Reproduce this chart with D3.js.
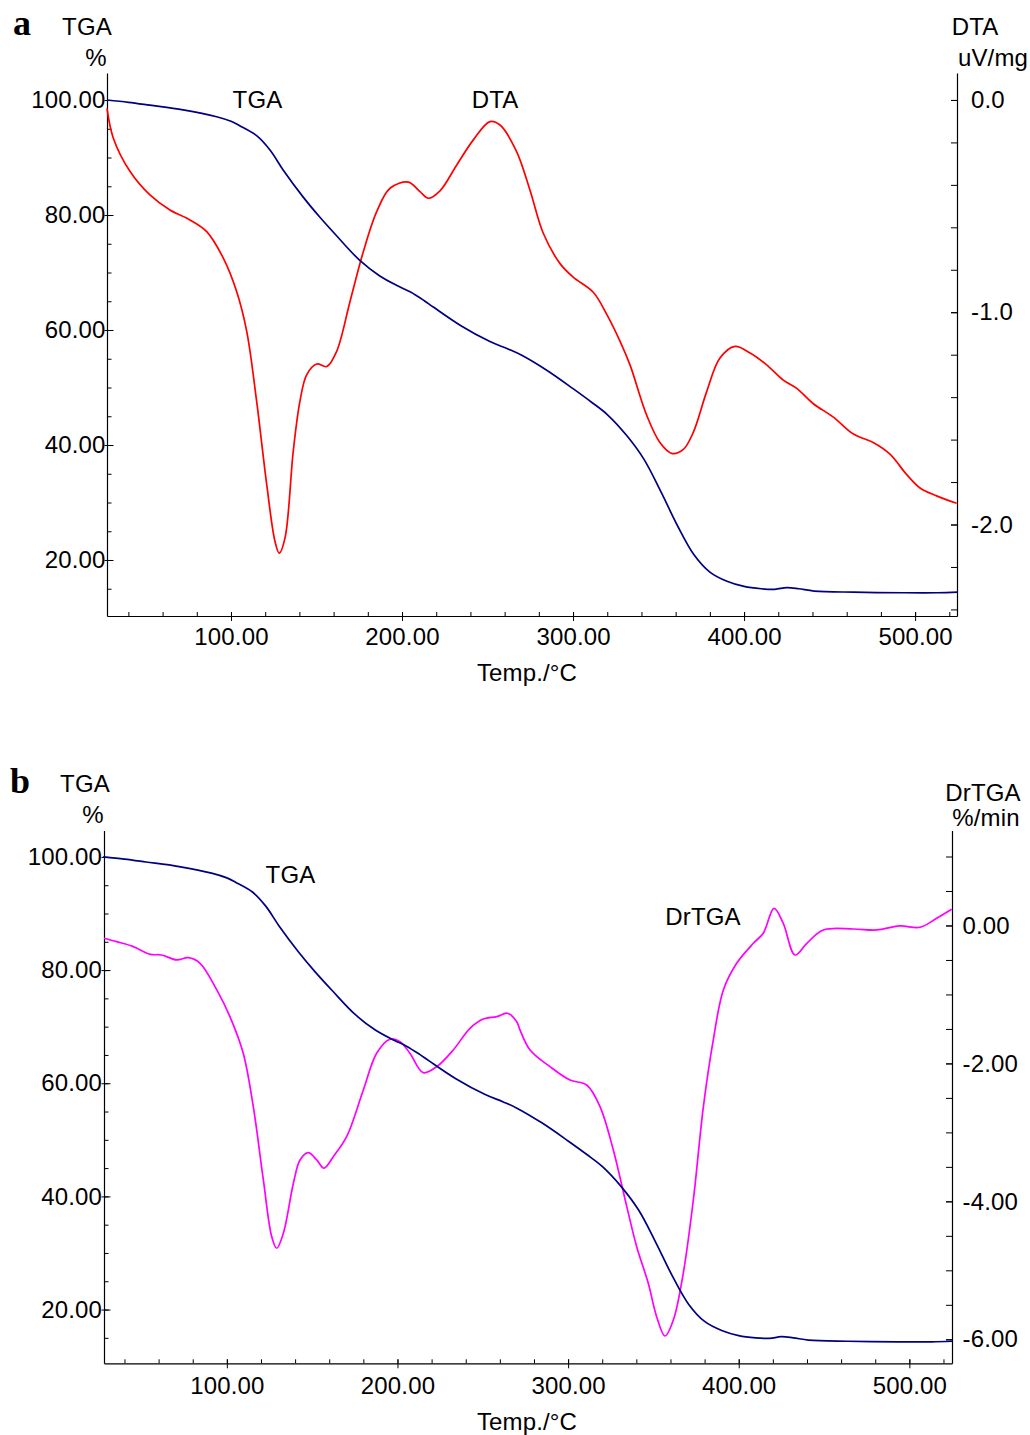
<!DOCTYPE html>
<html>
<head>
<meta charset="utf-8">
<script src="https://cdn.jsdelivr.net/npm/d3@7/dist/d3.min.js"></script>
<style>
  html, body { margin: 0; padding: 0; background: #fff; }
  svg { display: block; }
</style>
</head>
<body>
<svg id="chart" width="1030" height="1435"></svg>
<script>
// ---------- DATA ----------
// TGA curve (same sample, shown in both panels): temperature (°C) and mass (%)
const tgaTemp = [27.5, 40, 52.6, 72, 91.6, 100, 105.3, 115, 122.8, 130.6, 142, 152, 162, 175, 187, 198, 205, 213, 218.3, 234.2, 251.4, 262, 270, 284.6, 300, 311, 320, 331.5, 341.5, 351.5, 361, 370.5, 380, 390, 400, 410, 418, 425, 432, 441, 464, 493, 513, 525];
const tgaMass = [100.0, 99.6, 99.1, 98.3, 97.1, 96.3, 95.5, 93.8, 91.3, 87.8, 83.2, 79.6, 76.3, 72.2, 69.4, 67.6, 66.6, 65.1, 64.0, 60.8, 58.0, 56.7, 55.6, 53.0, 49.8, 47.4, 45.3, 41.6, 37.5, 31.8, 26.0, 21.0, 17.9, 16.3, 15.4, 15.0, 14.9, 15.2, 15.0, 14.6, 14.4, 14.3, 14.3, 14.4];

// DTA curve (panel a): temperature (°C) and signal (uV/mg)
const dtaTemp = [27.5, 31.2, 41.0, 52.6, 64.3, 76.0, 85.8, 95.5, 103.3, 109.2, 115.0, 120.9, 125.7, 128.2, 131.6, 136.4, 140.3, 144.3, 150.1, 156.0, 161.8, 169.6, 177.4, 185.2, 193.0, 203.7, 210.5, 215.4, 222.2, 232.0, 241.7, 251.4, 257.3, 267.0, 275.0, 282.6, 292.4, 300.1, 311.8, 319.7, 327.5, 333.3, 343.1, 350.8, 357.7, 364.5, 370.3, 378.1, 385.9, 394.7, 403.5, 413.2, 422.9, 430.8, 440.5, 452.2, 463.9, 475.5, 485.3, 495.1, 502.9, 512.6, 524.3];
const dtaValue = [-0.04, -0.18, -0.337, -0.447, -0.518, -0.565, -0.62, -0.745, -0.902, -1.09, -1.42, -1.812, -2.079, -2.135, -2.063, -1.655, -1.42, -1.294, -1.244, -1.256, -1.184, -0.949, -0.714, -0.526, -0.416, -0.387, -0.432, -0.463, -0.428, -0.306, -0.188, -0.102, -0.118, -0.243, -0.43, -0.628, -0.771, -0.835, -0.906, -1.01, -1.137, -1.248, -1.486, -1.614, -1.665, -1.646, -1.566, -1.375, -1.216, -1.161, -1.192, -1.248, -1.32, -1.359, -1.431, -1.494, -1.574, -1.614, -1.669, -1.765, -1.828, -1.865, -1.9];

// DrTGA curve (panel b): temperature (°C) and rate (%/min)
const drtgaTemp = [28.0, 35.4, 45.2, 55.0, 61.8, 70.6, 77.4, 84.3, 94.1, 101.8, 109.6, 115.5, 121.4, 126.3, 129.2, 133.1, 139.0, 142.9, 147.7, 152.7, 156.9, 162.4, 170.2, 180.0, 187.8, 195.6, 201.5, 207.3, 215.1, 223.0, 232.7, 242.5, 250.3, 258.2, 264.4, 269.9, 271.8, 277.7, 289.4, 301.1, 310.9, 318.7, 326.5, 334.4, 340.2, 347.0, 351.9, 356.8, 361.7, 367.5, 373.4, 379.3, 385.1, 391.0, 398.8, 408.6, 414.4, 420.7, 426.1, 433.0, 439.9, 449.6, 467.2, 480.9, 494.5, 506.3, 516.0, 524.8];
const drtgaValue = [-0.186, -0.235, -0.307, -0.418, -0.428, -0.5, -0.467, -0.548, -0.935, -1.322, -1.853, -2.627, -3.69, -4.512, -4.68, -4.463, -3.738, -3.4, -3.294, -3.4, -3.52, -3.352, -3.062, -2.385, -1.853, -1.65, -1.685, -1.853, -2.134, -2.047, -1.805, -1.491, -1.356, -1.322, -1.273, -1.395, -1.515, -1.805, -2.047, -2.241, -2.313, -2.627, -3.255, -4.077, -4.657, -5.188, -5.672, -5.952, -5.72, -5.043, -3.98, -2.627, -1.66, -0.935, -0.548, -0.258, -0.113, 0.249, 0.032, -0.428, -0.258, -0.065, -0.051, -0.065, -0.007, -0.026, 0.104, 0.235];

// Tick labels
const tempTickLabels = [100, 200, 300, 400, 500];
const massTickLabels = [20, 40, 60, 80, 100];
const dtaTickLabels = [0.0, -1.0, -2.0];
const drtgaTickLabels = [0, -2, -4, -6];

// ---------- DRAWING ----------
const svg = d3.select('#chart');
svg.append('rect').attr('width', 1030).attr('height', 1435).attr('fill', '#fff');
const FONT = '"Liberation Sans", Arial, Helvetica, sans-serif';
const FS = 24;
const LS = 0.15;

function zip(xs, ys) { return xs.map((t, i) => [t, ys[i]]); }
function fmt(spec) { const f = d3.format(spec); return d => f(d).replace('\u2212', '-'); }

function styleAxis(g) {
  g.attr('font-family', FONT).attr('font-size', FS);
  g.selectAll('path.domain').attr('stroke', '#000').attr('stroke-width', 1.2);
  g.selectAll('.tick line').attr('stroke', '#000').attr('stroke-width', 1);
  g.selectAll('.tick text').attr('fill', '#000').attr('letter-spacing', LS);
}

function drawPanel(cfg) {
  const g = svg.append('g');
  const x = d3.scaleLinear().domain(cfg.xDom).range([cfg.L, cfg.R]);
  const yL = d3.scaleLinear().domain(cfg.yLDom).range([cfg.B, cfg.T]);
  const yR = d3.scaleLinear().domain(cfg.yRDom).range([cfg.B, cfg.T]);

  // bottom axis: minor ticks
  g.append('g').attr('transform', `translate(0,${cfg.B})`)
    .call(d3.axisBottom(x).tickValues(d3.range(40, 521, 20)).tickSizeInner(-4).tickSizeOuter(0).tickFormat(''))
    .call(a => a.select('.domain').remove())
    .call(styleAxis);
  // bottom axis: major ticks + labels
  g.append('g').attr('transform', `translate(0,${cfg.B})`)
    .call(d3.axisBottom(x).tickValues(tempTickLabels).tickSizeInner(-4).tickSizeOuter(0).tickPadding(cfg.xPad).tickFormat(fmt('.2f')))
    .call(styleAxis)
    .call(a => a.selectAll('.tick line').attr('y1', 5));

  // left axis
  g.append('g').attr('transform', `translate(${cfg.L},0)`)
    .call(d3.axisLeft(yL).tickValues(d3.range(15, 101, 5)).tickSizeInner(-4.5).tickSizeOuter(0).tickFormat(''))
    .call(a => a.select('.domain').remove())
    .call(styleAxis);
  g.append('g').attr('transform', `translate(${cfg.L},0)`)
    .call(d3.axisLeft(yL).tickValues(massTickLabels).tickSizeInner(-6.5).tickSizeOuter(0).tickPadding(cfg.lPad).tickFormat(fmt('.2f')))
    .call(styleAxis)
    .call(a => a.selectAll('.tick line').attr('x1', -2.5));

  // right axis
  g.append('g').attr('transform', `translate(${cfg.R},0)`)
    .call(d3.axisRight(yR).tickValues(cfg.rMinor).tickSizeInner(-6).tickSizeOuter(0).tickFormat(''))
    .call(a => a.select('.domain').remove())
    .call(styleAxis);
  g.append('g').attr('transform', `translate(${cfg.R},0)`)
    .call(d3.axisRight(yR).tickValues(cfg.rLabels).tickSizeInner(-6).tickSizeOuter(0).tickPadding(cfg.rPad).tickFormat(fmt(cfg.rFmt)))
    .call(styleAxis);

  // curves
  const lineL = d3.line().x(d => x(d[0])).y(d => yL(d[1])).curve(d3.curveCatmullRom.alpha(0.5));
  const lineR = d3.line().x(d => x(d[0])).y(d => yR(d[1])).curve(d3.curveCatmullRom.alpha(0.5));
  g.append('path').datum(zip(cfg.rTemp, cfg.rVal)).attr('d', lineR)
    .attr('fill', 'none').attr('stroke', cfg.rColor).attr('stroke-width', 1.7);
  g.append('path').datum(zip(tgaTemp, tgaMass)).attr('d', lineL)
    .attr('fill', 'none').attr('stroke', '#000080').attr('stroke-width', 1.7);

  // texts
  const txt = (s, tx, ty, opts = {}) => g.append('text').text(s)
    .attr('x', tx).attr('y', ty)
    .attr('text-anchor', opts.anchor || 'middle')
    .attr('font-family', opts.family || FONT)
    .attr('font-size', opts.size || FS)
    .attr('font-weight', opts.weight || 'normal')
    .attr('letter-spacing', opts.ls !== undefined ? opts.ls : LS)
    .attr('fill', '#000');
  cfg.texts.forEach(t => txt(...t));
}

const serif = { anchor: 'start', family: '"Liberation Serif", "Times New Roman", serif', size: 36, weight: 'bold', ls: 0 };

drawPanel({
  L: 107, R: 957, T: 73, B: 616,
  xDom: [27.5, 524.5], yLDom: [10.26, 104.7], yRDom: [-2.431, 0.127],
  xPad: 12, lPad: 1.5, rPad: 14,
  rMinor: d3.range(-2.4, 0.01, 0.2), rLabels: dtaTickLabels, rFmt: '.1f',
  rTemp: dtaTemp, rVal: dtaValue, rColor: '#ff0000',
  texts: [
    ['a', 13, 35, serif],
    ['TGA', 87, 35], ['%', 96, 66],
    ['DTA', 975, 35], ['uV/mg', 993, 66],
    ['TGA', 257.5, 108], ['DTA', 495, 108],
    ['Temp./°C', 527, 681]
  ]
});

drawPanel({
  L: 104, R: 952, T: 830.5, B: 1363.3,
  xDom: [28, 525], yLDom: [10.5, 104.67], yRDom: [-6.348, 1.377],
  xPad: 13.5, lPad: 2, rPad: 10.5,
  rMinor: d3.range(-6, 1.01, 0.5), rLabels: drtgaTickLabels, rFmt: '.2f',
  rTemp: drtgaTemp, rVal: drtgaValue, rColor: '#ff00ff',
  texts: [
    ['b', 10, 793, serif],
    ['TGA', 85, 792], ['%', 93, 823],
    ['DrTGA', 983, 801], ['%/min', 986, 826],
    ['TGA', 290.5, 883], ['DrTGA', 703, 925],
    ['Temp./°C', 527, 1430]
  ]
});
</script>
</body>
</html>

-------

## STATED EXERCISE
Reproduce only the lines from the beginning of the data through the line that contains "14.3, 14.3, 14.4];", both included, and please drop the pictures.

## SOLUTION TO THE EXERCISE
Reproduce this chart with D3.js.
<!DOCTYPE html>
<html>
<head>
<meta charset="utf-8">
<script src="https://cdn.jsdelivr.net/npm/d3@7/dist/d3.min.js"></script>
<style>
  html, body { margin: 0; padding: 0; background: #fff; }
  svg { display: block; }
</style>
</head>
<body>
<svg id="chart" width="1030" height="1435"></svg>
<script>
// ---------- DATA ----------
// TGA curve (same sample, shown in both panels): temperature (°C) and mass (%)
const tgaTemp = [27.5, 40, 52.6, 72, 91.6, 100, 105.3, 115, 122.8, 130.6, 142, 152, 162, 175, 187, 198, 205, 213, 218.3, 234.2, 251.4, 262, 270, 284.6, 300, 311, 320, 331.5, 341.5, 351.5, 361, 370.5, 380, 390, 400, 410, 418, 425, 432, 441, 464, 493, 513, 525];
const tgaMass = [100.0, 99.6, 99.1, 98.3, 97.1, 96.3, 95.5, 93.8, 91.3, 87.8, 83.2, 79.6, 76.3, 72.2, 69.4, 67.6, 66.6, 65.1, 64.0, 60.8, 58.0, 56.7, 55.6, 53.0, 49.8, 47.4, 45.3, 41.6, 37.5, 31.8, 26.0, 21.0, 17.9, 16.3, 15.4, 15.0, 14.9, 15.2, 15.0, 14.6, 14.4, 14.3, 14.3, 14.4];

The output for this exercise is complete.